Übernahmekampf: Hochtief: Giftpille für die Spanier

Mit allen Mitteln versucht Deutschlands größter Baukonzern Hochtief, die Übernahme durch den Konkurrenten ACS abzuwehren. Am Mittwoch hat Hochtief die Gangart noch einmal verschärft.
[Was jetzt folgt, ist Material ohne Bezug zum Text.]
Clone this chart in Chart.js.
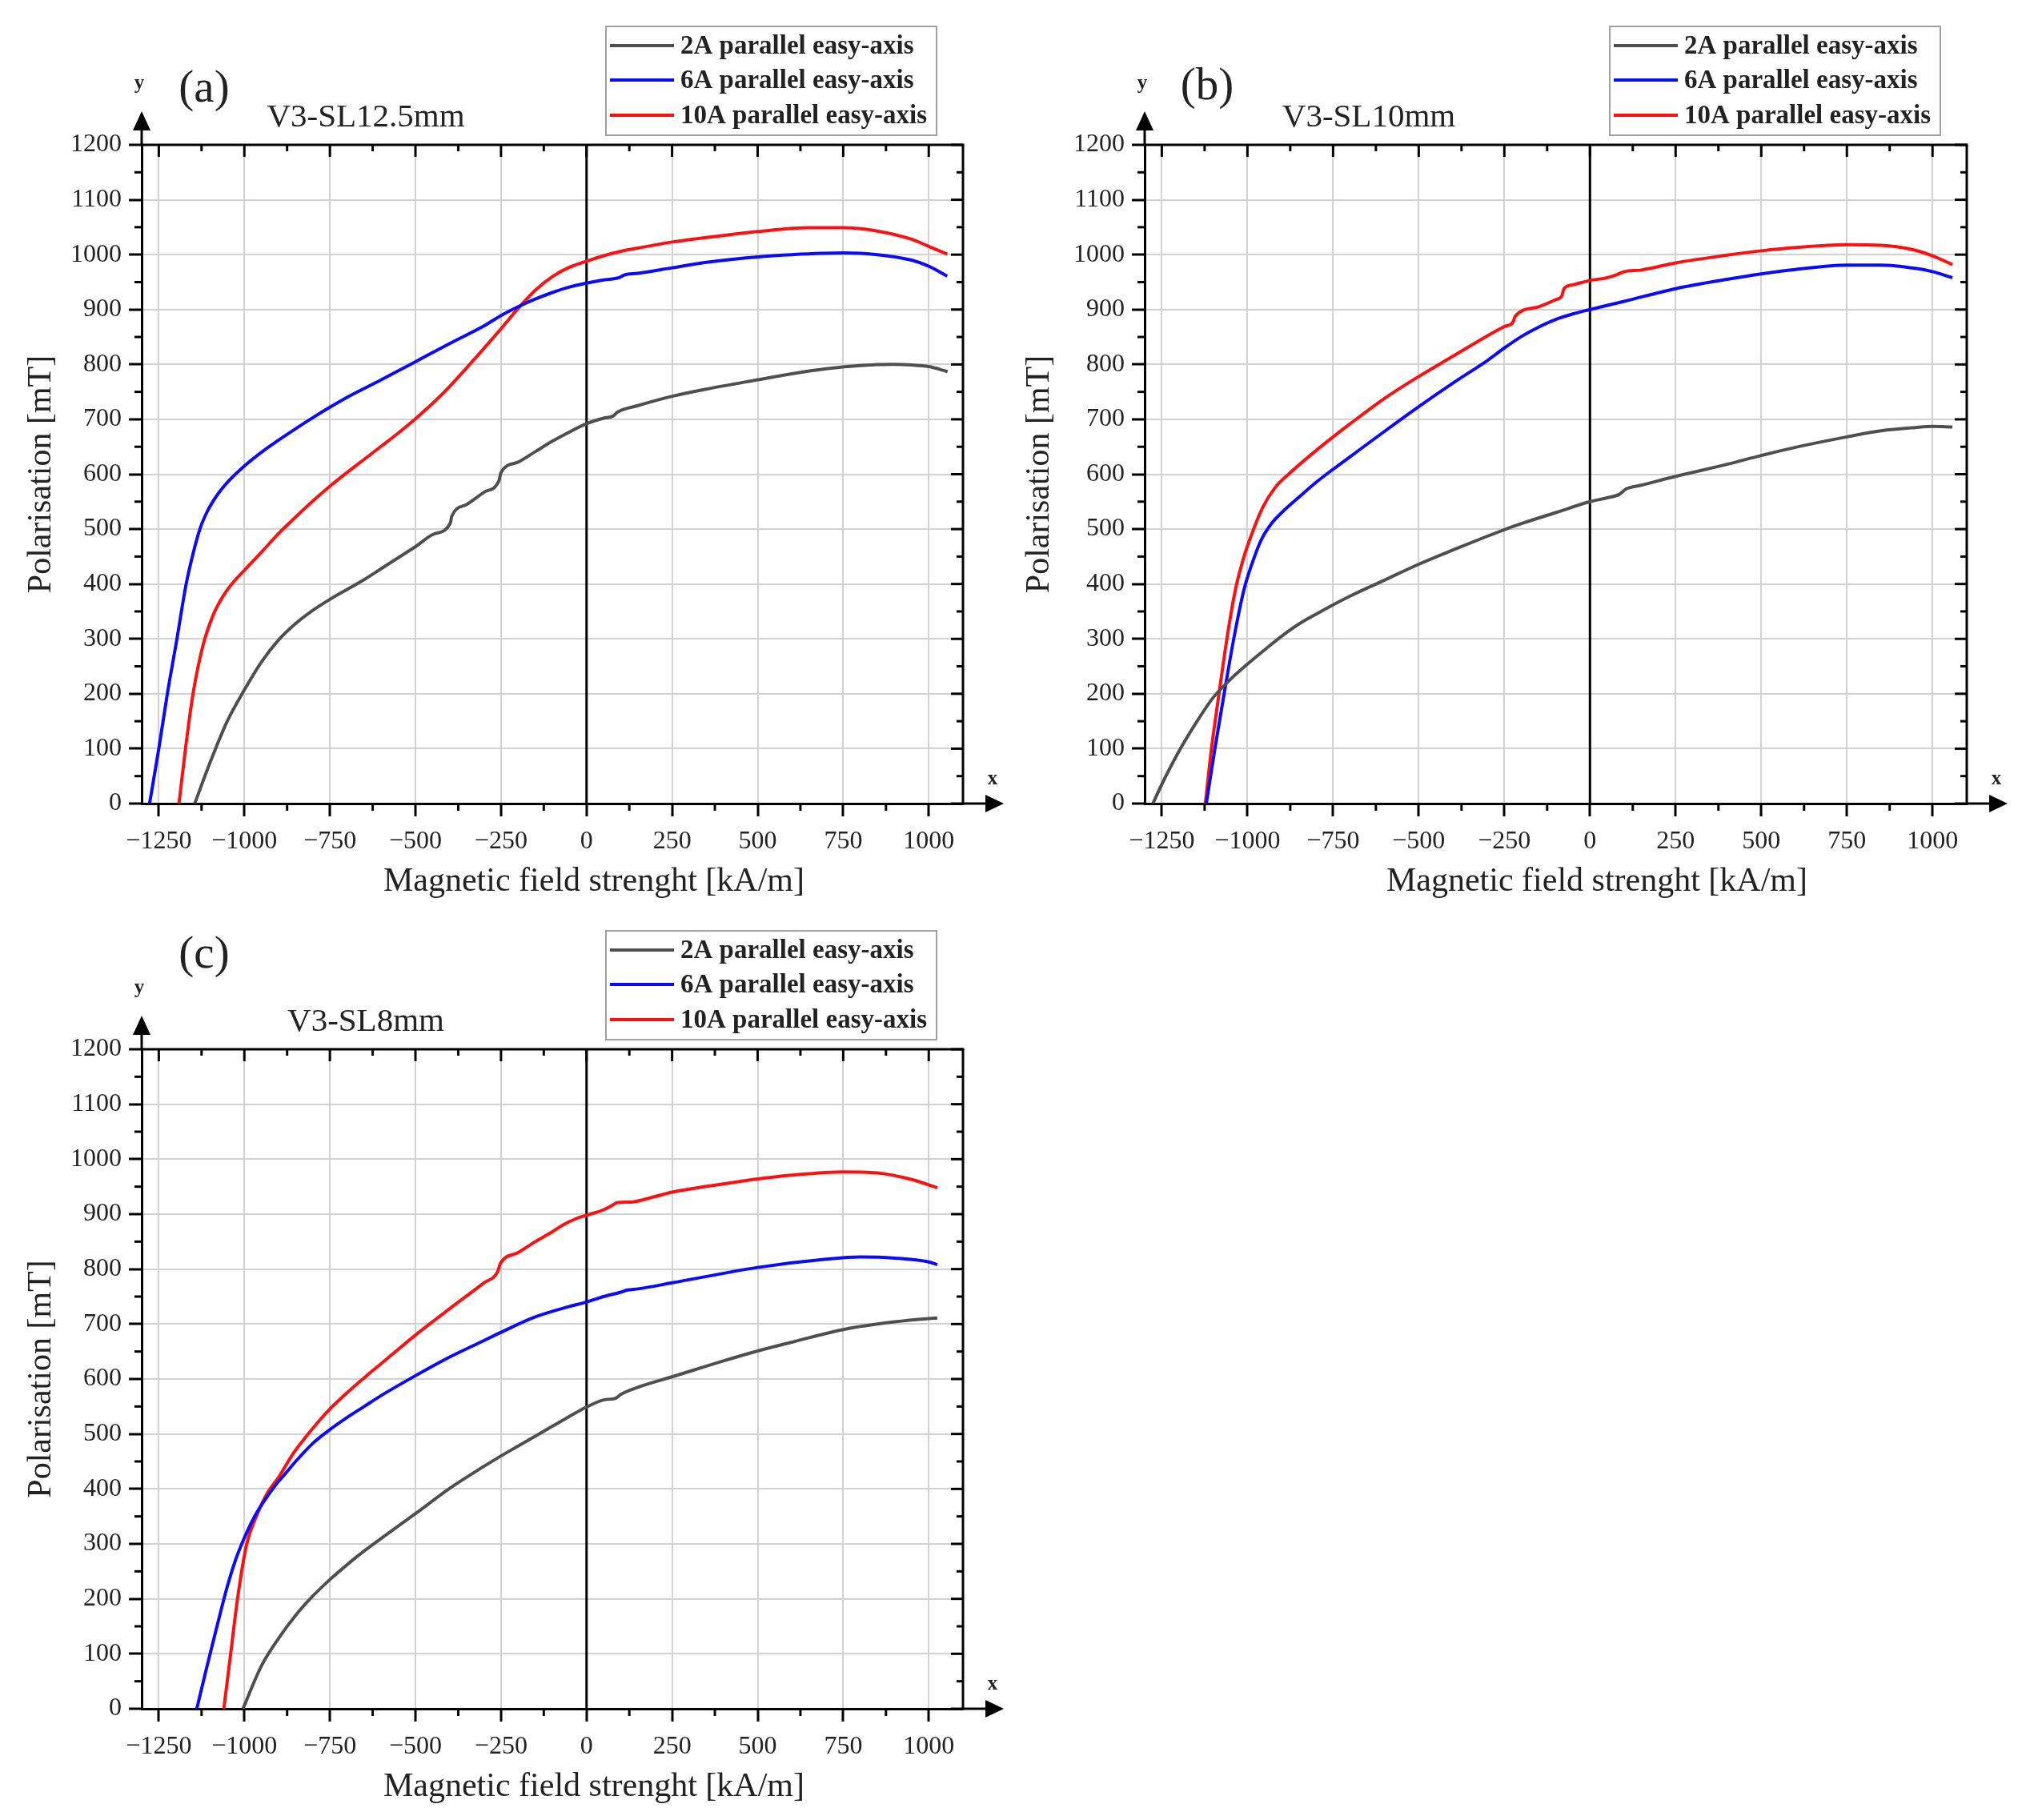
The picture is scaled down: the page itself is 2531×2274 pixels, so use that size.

Berlin - Als die Spanier ihren Angriff planten, hing der Chef gerade in den Seilen. Herbert Lütkestratkötter, der Deutschlands größten Baukonzern Hochtief führt, war Mitte September auf einer Bergtour im Dachstein unterwegs, als der spanische Konkurrent ACS die Fühler nach seinem Unternehmen ausstreckte. Der Urlaub war gelaufen, Lütkestratkötter reiste umgehend nach Essen zurück. Und begann mit der Abwehrschlacht. „Unabhängigkeit macht uns stark und erfolgreich. Das soll auch in Zukunft so bleiben“, erklärt der Manager forsch.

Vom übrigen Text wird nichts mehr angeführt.